Meta…for?

Surviving without a center…

Split down the middle, but surviving.

New branches growing independently on either side.

“Things fall apart; the center cannot hold….”

I thought of myself as the center of our little family; I was the breadwinner, the Toilet-Unplugger, The Parent-Teacher Conferencer, the Finder of Doctors and Dentists, the Internet Impresariess and the Did-You-Brush-Your-Teeth Reminderer.

When not at work, my attention was split down the middle between Mike and our daughter, halfway between them in the house, trying to respond to each of them simultaneously.

I’d get home from work and play picture-card games with her until we’d eat the meal that Mike had prepared, ready hours earlier, when they’d get home from school, because he knew she’d be hungry.

After, he would wearily retreat to his room upstairs, to read, play over his chess games and wind down after what was typically more than a 12 hour day caring for, entertaining, feeding, cleaning up after, chauffeuring and comforting an autistic child.

He never complained (although he would rage if I tried to make her something different for dinner, something that included a green vegetable, since she had already eaten whatever he made right after school. His style was to make vats full of spaghetti and meatballs or chicken soup, and then expect us to eat them for three days running, until they were gone. Inexpensive, but not exactly variety-packed.)

He said he liked his job, taking care of her. He was really good at it, exhausting as it could frequently be.

He was Fun Dad. Director of Entertainment. Leader of “excursions,” usually with no cost other than gas for the car. He was a genius at finding fun things them to do, for free. He pedaled her along on the tandem bike. They visited parks and playgrounds. They often took drives just to listen to music in the car. He introduced her to bands and singer songwriters I had never heard of, and they listened to the ’70s, ’80s and ’90s station: she knows all the songs from our high school years through the early years of our marriage.

We hear them now and remember.

If you are a young adult who has lost a parent, what are you going to remember? Doctors’ offices and tooth brushing? Or rockin’ out in the car?

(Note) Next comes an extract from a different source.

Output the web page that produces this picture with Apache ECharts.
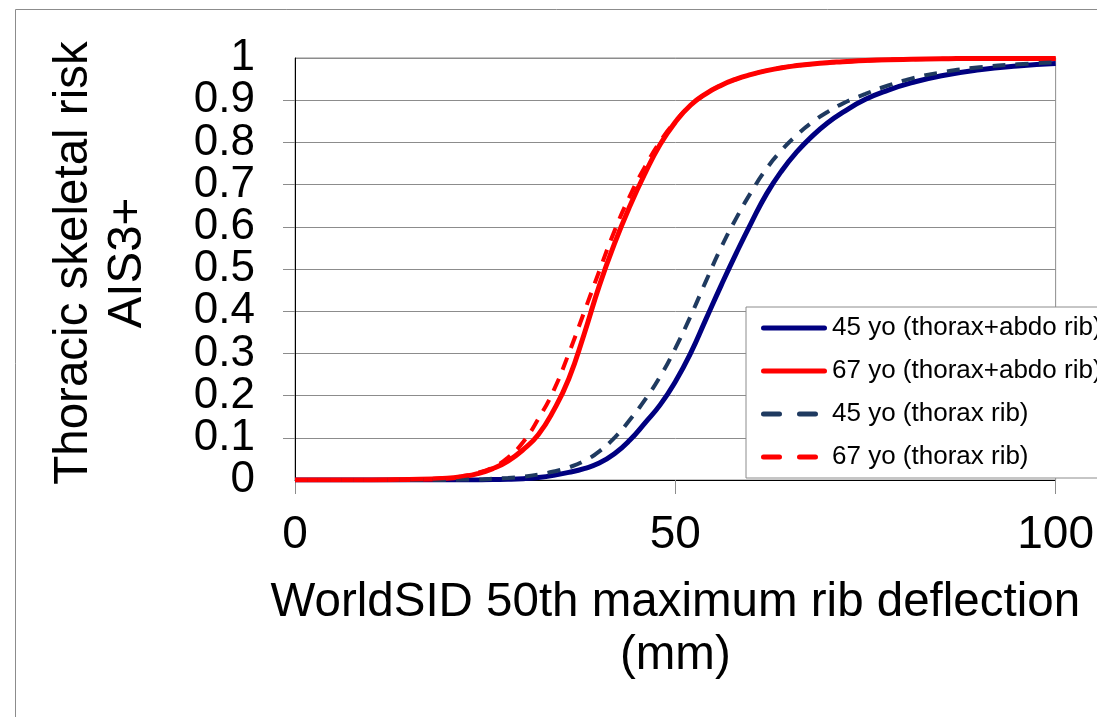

I thought I was the center?

Like that tree – at first I just thought, cool, split down the middle and still growing.

That must mean something. Take a pic.

Now, looking at the photo, I see the magnitude of the emptiness in the middle.  Not like an “I lost myself for years in marriage and mothering- I don’t who I am anymore! Woe is me!” crap metaphor.  I’ve always known who I am and I’ve always had a habit of being who I am quite a bit more forcefully than most people can tolerate.

Mike tolerated it. At first, he loved it.  For years he just put up with it. Then for a long time, he ignored it.  At the end, he came to love it again, when the finality of his illness dissolved the hard shell around me and revealed the innocent heart he first fell in love with, battered and patched, but still there. The heart now permanently exposed, worn on my sleeve. I couldn’t generate that shell again if I tried. I’m an open wound.

The metaphor is, of course, about the branches with no connecting trunk at the center.

The two of us trying to forge new lives without him, parallel lives, still growing, but disconnected from a center.

We look at each other across that gap and wonder, how could this have happened?

She keeps going over the day he died, as if repeating what happened could explain it, or make it hurt less.

It doesn’t.

I tell her we will miss him for the rest of our lives, but that he wouldn’t want us to be sad all the time – when we miss him, think about the happy times and it will feel like he is with us.

She doesn’t believe me.

Neither do I.

Things fall apart.

I tell her that we will still cry sometimes, that it is normal, that it is OK. It will pass.

Until it happens again.

Car crying, suddenly, on the way home after a good chorus rehearsal. Two pieces about the mysteries of death, but only one of them includes hope of resurrection – “de morte transire ad vitam.”

Sometimes I feel held together with twist-ties and tape, or made of wire, like an old-fashioned dress form – the vacant outline of a woman.

Wind goes right through me.

I’m always cold.

Kyrie eleison.

I’m so, so damn tired of being cold.

The sun is out, but our backyard rabbit won’t leave the shade.